*PROMPT*: Tally the lines in the listing below that contain "with" and report the tally alone.

▬▬▬▬▬▬▬▬▬▬

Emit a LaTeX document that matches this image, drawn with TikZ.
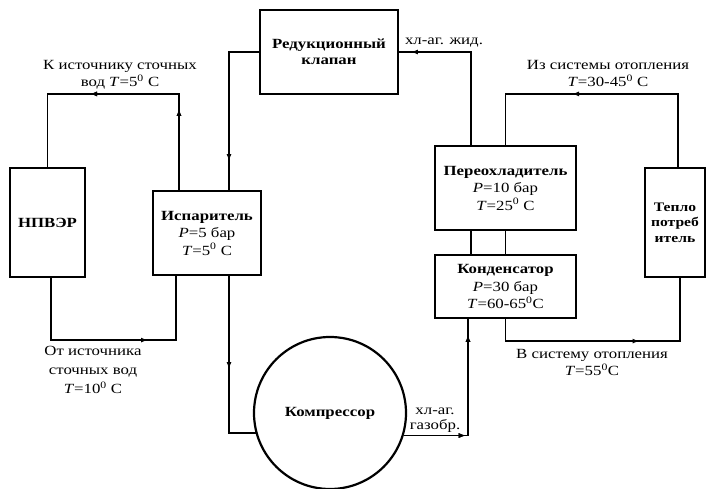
\documentclass[tikz,border=0pt]{standalone}
\usepackage{fontspec}
\setmainfont{Liberation Serif}[FakeStretch=1.2]
\usetikzlibrary{arrows.meta,decorations.markings}
\begin{document}
\begin{tikzpicture}[x=1pt,y=-1pt,
  box/.style={draw, line width=2.2pt, inner sep=0pt, align=center, font=\fontsize{14}{17.5}\selectfont},
  conn/.style={line width=1.5pt},
  arrowat/.style={postaction={decorate}, decoration={markings, mark=at position #1 with {\arrow{Latex[length=7pt,width=5pt]}}}},
  lbl/.style={align=center, inner sep=0pt, font=\fontsize{14}{17}\selectfont}]
\useasboundingbox (0,0) rectangle (707,489);
% boxes
\node[box, minimum width=138pt, minimum height=84pt] (valve) at (329,52) {\textbf{Редукционный}\\[-1pt]\textbf{клапан}};
\node[box, minimum width=75pt, minimum height=109pt] (npver) at (47.5,222.5) {\textbf{НПВЭР}};
\node[box, minimum width=108pt, minimum height=84pt] (isp) at (207,233) {\textbf{Испаритель}\\\textit{P}=5 бар\\\textit{T}=5\textsuperscript{0} C};
\node[box, minimum width=141pt, minimum height=84pt] (pereo) at (505.5,188) {\textbf{Переохладитель}\\\textit{P}=10 бар\\\textit{T}=25\textsuperscript{0} C};
\node[box, minimum width=141pt, minimum height=63pt] (kond) at (505.5,286.5) {\textbf{Конденсатор}\\\textit{P}=30 бар\\\textit{T}=60-65\textsuperscript{0}C};
\node[box, minimum width=60pt, minimum height=109pt, font=\fontsize{13}{15.5}\selectfont] (teplo) at (675,222.5) {\textbf{Тепло}\\\textbf{потреб}\\\textbf{итель}};
\node[box, circle, minimum size=152pt] (comp) at (330,413) {\textbf{Компрессор}};
% labels
\node[lbl] (l1) at (120,74.5) {К источнику сточных\\вод \textit{T}=5\textsuperscript{0} C};
\node[lbl, font=\fontsize{14}{19}\selectfont] (l2) at (93,370) {От источника\\сточных вод\\\textit{T}=10\textsuperscript{0} C};
\node[lbl] (l3) at (444,43) {хл-аг. жид.};
\node[lbl] (l4) at (608,73.5) {Из системы отопления\\\textit{T}=30-45\textsuperscript{0} C};
\node[lbl] (l5) at (592,362.5) {В систему отопления\\\textit{T}=55\textsuperscript{0}C};
\node[lbl, font=\fontsize{14}{15}\selectfont] (l6) at (435,420) {хл-аг.\\газобр.};
% connectors
\draw[conn, arrowat=139pt] (valve.west) -| ([xshift=22pt]isp.north);
\draw[conn, arrowat=81pt, arrowat=185pt] ([xshift=-28pt]isp.north) |- ([yshift=73pt]npver.north) -- (npver.north);
\draw[conn, arrowat=159pt] ([xshift=3.5pt]npver.south) |- ([xshift=-31pt,yshift=-64pt]isp.south) -- ([xshift=-31pt]isp.south);
\draw[conn, arrowat=93pt] ([xshift=22pt]isp.south) |- (comp.195);
\draw[conn, arrowat=62pt, arrowat=165pt] (comp.-17) -| ([xshift=-37.5pt]kond.south);
\draw[conn, arrowat=153pt] ([xshift=-34.5pt]pereo.north) |- (valve.east);
\draw[conn, arrowat=179pt] ([xshift=3pt]teplo.north) |- ([yshift=51pt]pereo.north) -- (pereo.north);
\draw[conn, arrowat=156pt] (kond.south) |- ([xshift=5pt,yshift=-63pt]teplo.south) -- ([xshift=5pt]teplo.south);
\draw[conn] ([xshift=-34.5pt]pereo.south) -- ([xshift=-34.5pt]kond.north);
\draw[conn] (pereo.south) -- (kond.north);
\end{tikzpicture}
\end{document}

▬▬▬▬▬▬▬▬▬▬

*EXERCISE RESULT*: 2